- **GIVEN PROBLEM**: Reproduce the listing below word for word, with no pictures.

- **RECORDS SUPPLIED**:
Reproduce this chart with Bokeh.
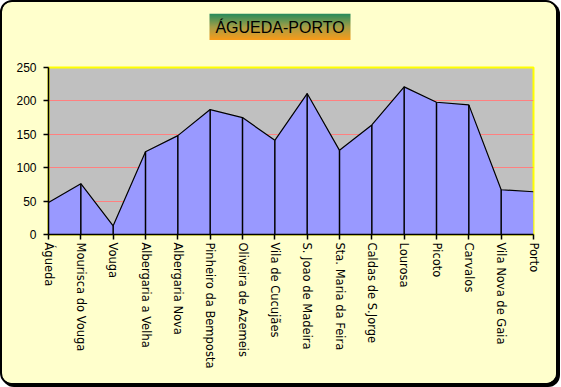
import numpy as np
from bokeh.plotting import figure
from bokeh.layouts import column
from bokeh.models import Range1d, FixedTicker, Label
from bokeh.embed import file_html
from bokeh.resources import INLINE

stations = ["Águeda", "Mourisca do Vouga", "Vouga", "Albergaria a Velha",
            "Albergaria Nova", "Pinheiro da Bemposta", "Oliveira de Azemeis",
            "Vila de Cucujães", "S. Joao de Madeira", "Sta. Maria da Feira",
            "Caldas de S.Jorge", "Lourosa", "Picoto", "Carvalos",
            "Vila Nova de Gaia", "Porto"]
altitude = [48, 76, 13, 124, 148, 187, 175, 141, 211, 126, 164, 221, 198, 194, 67, 64]
y_ticks = [0, 50, 100, 150, 200, 250]
title_text = "ÁGUEDA-PORTO"

BG = "#FFFFCC"
INNER_W = 554
FRAME_L, FRAME_R = 46, 531          # frame edges in canvas pixels
BOX_L, BOX_R = 207, 348             # title box edges in canvas pixels

# ---------- title strip (gradient box with the title) ----------
pt = figure(width=INNER_W, height=38, output_backend="svg", toolbar_location=None,
            x_range=Range1d(FRAME_L, FRAME_R), y_range=Range1d(0, 1),
            min_border_left=FRAME_L, min_border_right=INNER_W - FRAME_R,
            min_border_top=11, min_border_bottom=0,
            border_fill_color=BG, background_fill_color=None,
            outline_line_color=None)
pt.axis.visible = False
pt.grid.visible = False

top_c = np.array([40, 140, 92])
mid_c = np.array([165, 158, 70])
bot_c = np.array([250, 155, 25])
rows = 27
grad = np.zeros((rows, 2), dtype=np.uint32)
view = grad.view(dtype=np.uint8).reshape((rows, 2, 4))
for i in range(rows):
    t = i / (rows - 1)            # row 0 = bottom (orange)
    if t < 0.5:
        c = bot_c + (mid_c - bot_c) * (t / 0.5)
    else:
        c = mid_c + (top_c - mid_c) * ((t - 0.5) / 0.5)
    view[i, :, 0] = int(c[0])
    view[i, :, 1] = int(c[1])
    view[i, :, 2] = int(c[2])
    view[i, :, 3] = 255
pt.image_rgba(image=[grad], x=BOX_L, y=0, dw=BOX_R - BOX_L, dh=1)
pt.add_layout(Label(x=(BOX_L + BOX_R) / 2, y=0.5, text=title_text, text_align="center",
                    text_baseline="middle", text_font="Liberation Sans",
                    text_font_size="16px", text_color="black"))

# ---------- main chart ----------
H = 343
xs = list(range(len(stations)))
p = figure(width=INNER_W, height=H, output_backend="svg", toolbar_location=None,
           x_range=Range1d(0, len(stations) - 1), y_range=Range1d(0, 250),
           min_border_left=FRAME_L, min_border_right=INNER_W - FRAME_R,
           min_border_top=27, min_border_bottom=H - 194,
           border_fill_color=BG, background_fill_color="#C0C0C0",
           outline_line_color="#FFFF00", outline_line_width=2)

p.xgrid.grid_line_color = None
p.ygrid.ticker = FixedTicker(ticks=[50, 100, 150, 200])
p.ygrid.grid_line_color = "#FF8080"
p.ygrid.grid_line_width = 1

p.varea(x=xs, y1=[0] * len(xs), y2=altitude, fill_color="#9999FF")
p.line(x=xs, y=altitude, line_color="black", line_width=1.2)
p.segment(x0=xs[1:-1], y0=[0] * (len(xs) - 2), x1=xs[1:-1], y1=altitude[1:-1],
          line_color="black", line_width=1.5)

for ax in (p.xaxis[0], p.yaxis[0]):
    ax.axis_line_color = "black"
    ax.axis_line_width = 1.5
    ax.major_tick_line_color = "black"
    ax.major_tick_line_width = 1.5
    ax.minor_tick_line_color = None
    ax.major_tick_in = 0
    ax.major_tick_out = 5
    ax.major_label_text_color = "black"

p.xaxis.major_label_text_font = "DejaVu Sans"
p.xaxis.major_label_text_font_size = "11.5px"
p.yaxis.major_label_text_font = "Liberation Sans"
p.yaxis.major_label_text_font_size = "12px"
p.xaxis.ticker = FixedTicker(ticks=xs)
p.xaxis.major_label_overrides = {i: s for i, s in enumerate(stations)}
p.xaxis.major_label_orientation = "vertical"
p.xaxis.major_label_standoff = 3
p.yaxis.ticker = FixedTicker(ticks=y_ticks)
p.yaxis.major_label_standoff = 7

layout = column(pt, p, spacing=0,
                styles={"border": "2px solid black", "border-radius": "12px",
                        "box-shadow": "2px 2px 0 0 black", "overflow": "hidden",
                        "background-color": BG})

open("out.html", "w").write(file_html(layout, INLINE))
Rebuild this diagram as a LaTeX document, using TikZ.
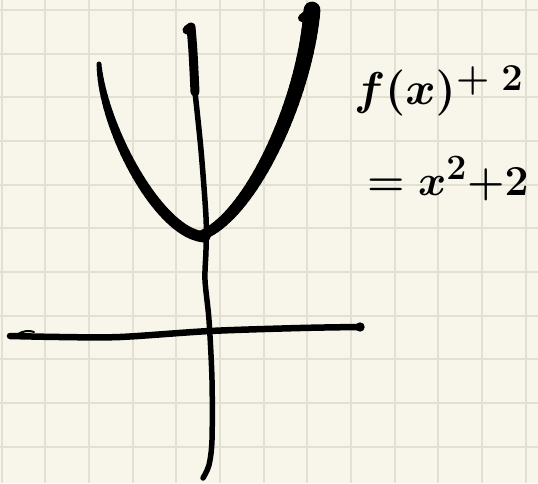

- **WRITTEN SOLUTION**:
Reproduce this chart with Bokeh.
import numpy as np
from bokeh.plotting import figure
from bokeh.layouts import column
from bokeh.models import Range1d, FixedTicker, Label
from bokeh.embed import file_html
from bokeh.resources import INLINE

stations = ["Águeda", "Mourisca do Vouga", "Vouga", "Albergaria a Velha",
            "Albergaria Nova", "Pinheiro da Bemposta", "Oliveira de Azemeis",
            "Vila de Cucujães", "S. Joao de Madeira", "Sta. Maria da Feira",
            "Caldas de S.Jorge", "Lourosa", "Picoto", "Carvalos",
            "Vila Nova de Gaia", "Porto"]
altitude = [48, 76, 13, 124, 148, 187, 175, 141, 211, 126, 164, 221, 198, 194, 67, 64]
y_ticks = [0, 50, 100, 150, 200, 250]
title_text = "ÁGUEDA-PORTO"

BG = "#FFFFCC"
INNER_W = 554
FRAME_L, FRAME_R = 46, 531          # frame edges in canvas pixels
BOX_L, BOX_R = 207, 348             # title box edges in canvas pixels

# ---------- title strip (gradient box with the title) ----------
pt = figure(width=INNER_W, height=38, output_backend="svg", toolbar_location=None,
            x_range=Range1d(FRAME_L, FRAME_R), y_range=Range1d(0, 1),
            min_border_left=FRAME_L, min_border_right=INNER_W - FRAME_R,
            min_border_top=11, min_border_bottom=0,
            border_fill_color=BG, background_fill_color=None,
            outline_line_color=None)
pt.axis.visible = False
pt.grid.visible = False

top_c = np.array([40, 140, 92])
mid_c = np.array([165, 158, 70])
bot_c = np.array([250, 155, 25])
rows = 27
grad = np.zeros((rows, 2), dtype=np.uint32)
view = grad.view(dtype=np.uint8).reshape((rows, 2, 4))
for i in range(rows):
    t = i / (rows - 1)            # row 0 = bottom (orange)
    if t < 0.5:
        c = bot_c + (mid_c - bot_c) * (t / 0.5)
    else:
        c = mid_c + (top_c - mid_c) * ((t - 0.5) / 0.5)
    view[i, :, 0] = int(c[0])
    view[i, :, 1] = int(c[1])
    view[i, :, 2] = int(c[2])
    view[i, :, 3] = 255
pt.image_rgba(image=[grad], x=BOX_L, y=0, dw=BOX_R - BOX_L, dh=1)
pt.add_layout(Label(x=(BOX_L + BOX_R) / 2, y=0.5, text=title_text, text_align="center",
                    text_baseline="middle", text_font="Liberation Sans",
                    text_font_size="16px", text_color="black"))

# ---------- main chart ----------
H = 343
xs = list(range(len(stations)))
p = figure(width=INNER_W, height=H, output_backend="svg", toolbar_location=None,
           x_range=Range1d(0, len(stations) - 1), y_range=Range1d(0, 250),
           min_border_left=FRAME_L, min_border_right=INNER_W - FRAME_R,
           min_border_top=27, min_border_bottom=H - 194,
           border_fill_color=BG, background_fill_color="#C0C0C0",
           outline_line_color="#FFFF00", outline_line_width=2)

p.xgrid.grid_line_color = None
p.ygrid.ticker = FixedTicker(ticks=[50, 100, 150, 200])
p.ygrid.grid_line_color = "#FF8080"
p.ygrid.grid_line_width = 1

p.varea(x=xs, y1=[0] * len(xs), y2=altitude, fill_color="#9999FF")
p.line(x=xs, y=altitude, line_color="black", line_width=1.2)
p.segment(x0=xs[1:-1], y0=[0] * (len(xs) - 2), x1=xs[1:-1], y1=altitude[1:-1],
          line_color="black", line_width=1.5)

for ax in (p.xaxis[0], p.yaxis[0]):
    ax.axis_line_color = "black"
    ax.axis_line_width = 1.5
    ax.major_tick_line_color = "black"
    ax.major_tick_line_width = 1.5
    ax.minor_tick_line_color = None
    ax.major_tick_in = 0
    ax.major_tick_out = 5
    ax.major_label_text_color = "black"

p.xaxis.major_label_text_font = "DejaVu Sans"
p.xaxis.major_label_text_font_size = "11.5px"
p.yaxis.major_label_text_font = "Liberation Sans"
p.yaxis.major_label_text_font_size = "12px"
p.xaxis.ticker = FixedTicker(ticks=xs)
p.xaxis.major_label_overrides = {i: s for i, s in enumerate(stations)}
p.xaxis.major_label_orientation = "vertical"
p.xaxis.major_label_standoff = 3
p.yaxis.ticker = FixedTicker(ticks=y_ticks)
p.yaxis.major_label_standoff = 7

layout = column(pt, p, spacing=0,
                styles={"border": "2px solid black", "border-radius": "12px",
                        "box-shadow": "2px 2px 0 0 black", "overflow": "hidden",
                        "background-color": BG})

open("out.html", "w").write(file_html(layout, INLINE))
Rebuild this diagram as a LaTeX document, using TikZ.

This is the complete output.